### Data block
--- Begin ---
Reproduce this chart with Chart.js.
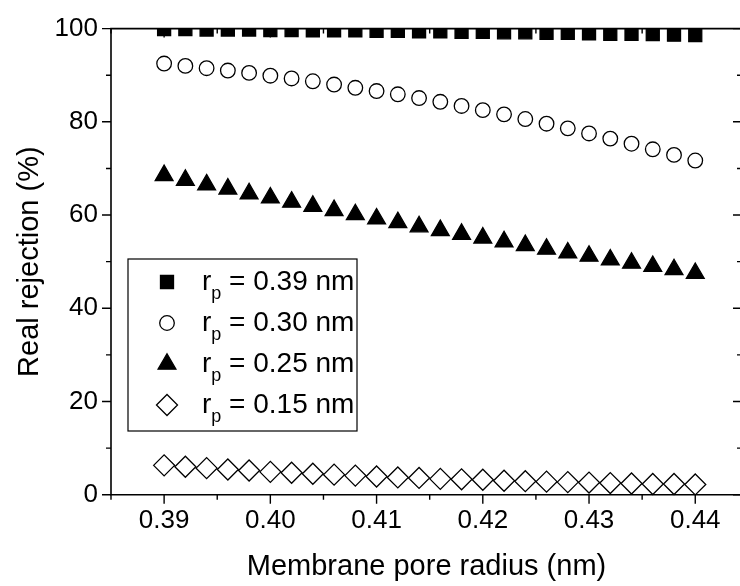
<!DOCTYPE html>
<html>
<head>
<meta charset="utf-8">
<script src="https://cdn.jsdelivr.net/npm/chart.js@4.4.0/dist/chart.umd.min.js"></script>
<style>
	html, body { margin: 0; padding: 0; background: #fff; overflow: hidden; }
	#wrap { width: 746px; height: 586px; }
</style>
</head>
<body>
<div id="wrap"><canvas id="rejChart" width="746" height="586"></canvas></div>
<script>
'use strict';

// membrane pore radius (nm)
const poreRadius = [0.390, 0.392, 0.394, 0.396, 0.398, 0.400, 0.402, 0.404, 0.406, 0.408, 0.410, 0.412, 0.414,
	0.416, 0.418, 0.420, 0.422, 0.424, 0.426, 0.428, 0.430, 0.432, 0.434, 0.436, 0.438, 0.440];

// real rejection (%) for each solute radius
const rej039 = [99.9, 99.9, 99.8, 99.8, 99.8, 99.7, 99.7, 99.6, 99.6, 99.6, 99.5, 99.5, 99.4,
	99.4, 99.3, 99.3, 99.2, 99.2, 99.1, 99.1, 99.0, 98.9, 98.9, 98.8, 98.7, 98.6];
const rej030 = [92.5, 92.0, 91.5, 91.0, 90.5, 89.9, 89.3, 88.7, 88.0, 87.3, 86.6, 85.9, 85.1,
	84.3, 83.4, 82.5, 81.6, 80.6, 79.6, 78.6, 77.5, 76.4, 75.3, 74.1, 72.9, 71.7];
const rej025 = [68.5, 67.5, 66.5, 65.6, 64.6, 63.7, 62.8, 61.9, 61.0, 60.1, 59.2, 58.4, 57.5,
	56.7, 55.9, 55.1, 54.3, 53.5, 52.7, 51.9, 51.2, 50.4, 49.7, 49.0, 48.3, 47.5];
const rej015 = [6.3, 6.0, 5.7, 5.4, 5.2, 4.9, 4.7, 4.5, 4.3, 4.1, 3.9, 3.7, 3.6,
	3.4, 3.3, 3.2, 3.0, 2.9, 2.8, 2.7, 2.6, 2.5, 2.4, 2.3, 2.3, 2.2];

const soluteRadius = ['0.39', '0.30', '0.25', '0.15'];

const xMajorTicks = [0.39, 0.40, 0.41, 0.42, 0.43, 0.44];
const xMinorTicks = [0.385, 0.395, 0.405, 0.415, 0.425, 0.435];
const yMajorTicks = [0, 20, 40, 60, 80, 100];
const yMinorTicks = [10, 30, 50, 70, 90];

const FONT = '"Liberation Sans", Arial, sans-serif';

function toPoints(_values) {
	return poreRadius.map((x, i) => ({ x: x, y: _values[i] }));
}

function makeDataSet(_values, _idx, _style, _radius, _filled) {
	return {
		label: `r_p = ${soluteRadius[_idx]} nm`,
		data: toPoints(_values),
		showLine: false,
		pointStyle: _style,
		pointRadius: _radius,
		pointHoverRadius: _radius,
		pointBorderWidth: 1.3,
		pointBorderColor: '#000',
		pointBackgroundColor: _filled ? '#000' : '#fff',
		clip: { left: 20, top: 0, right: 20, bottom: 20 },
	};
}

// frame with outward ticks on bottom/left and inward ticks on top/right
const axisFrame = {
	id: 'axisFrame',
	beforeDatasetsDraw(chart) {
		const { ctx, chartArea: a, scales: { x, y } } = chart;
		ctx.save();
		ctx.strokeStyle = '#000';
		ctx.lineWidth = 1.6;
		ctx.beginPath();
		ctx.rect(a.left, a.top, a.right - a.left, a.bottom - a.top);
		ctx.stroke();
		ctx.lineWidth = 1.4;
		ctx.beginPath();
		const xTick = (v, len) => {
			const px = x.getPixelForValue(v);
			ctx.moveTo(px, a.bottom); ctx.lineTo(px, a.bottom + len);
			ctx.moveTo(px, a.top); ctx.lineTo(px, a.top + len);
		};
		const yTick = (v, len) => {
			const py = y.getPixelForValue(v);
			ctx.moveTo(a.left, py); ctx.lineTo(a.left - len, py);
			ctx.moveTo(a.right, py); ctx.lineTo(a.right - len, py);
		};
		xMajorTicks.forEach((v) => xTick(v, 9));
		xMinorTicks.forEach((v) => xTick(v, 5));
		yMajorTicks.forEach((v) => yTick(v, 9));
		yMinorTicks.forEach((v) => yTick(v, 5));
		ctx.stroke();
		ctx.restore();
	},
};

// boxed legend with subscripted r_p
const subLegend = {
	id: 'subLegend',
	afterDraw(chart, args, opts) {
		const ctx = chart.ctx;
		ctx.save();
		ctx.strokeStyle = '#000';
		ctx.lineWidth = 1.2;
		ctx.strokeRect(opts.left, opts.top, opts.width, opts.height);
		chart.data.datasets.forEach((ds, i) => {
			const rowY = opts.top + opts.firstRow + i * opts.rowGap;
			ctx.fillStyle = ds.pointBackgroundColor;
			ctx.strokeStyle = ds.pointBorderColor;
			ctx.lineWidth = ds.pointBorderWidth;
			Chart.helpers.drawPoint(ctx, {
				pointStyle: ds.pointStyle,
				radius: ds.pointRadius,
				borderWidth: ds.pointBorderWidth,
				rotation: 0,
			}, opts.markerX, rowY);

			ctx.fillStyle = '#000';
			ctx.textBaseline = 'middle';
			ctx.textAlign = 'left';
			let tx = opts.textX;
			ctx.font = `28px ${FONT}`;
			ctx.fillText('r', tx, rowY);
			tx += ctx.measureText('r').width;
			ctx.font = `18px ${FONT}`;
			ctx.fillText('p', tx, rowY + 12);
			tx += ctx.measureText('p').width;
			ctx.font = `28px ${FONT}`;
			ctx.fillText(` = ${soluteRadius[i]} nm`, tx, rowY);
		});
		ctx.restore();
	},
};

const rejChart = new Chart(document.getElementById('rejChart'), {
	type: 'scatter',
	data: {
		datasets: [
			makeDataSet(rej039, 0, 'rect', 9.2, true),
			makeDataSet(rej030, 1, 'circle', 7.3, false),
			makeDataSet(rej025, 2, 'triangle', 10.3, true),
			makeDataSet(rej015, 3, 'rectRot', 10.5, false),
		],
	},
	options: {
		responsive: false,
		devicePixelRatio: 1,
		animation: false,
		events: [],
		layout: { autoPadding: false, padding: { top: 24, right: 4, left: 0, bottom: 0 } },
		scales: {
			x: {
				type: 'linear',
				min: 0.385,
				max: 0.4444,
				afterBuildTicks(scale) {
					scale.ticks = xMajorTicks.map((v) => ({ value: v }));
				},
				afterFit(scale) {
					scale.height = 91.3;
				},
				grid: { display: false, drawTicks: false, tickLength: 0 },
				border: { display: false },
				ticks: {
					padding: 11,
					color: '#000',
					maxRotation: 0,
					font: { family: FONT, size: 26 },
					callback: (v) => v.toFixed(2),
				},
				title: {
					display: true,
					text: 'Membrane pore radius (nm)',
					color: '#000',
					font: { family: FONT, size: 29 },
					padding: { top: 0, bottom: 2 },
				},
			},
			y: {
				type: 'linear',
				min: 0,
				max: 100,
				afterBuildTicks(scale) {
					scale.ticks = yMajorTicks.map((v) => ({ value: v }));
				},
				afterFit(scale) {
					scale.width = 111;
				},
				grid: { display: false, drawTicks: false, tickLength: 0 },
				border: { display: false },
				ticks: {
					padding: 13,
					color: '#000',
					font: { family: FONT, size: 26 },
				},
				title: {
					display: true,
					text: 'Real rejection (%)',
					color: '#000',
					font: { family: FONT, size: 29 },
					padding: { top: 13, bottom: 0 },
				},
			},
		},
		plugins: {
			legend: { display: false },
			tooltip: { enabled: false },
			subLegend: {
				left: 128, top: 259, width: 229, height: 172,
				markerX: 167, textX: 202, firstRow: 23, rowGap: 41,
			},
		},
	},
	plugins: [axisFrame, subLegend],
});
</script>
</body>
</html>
--- End ---
### Task requirements
Pull out each line holding the string "with".

### Response for this exercise
Reproduce this chart with Chart.js.
// frame with outward ticks on bottom/left and inward ticks on top/right
// boxed legend with subscripted r_p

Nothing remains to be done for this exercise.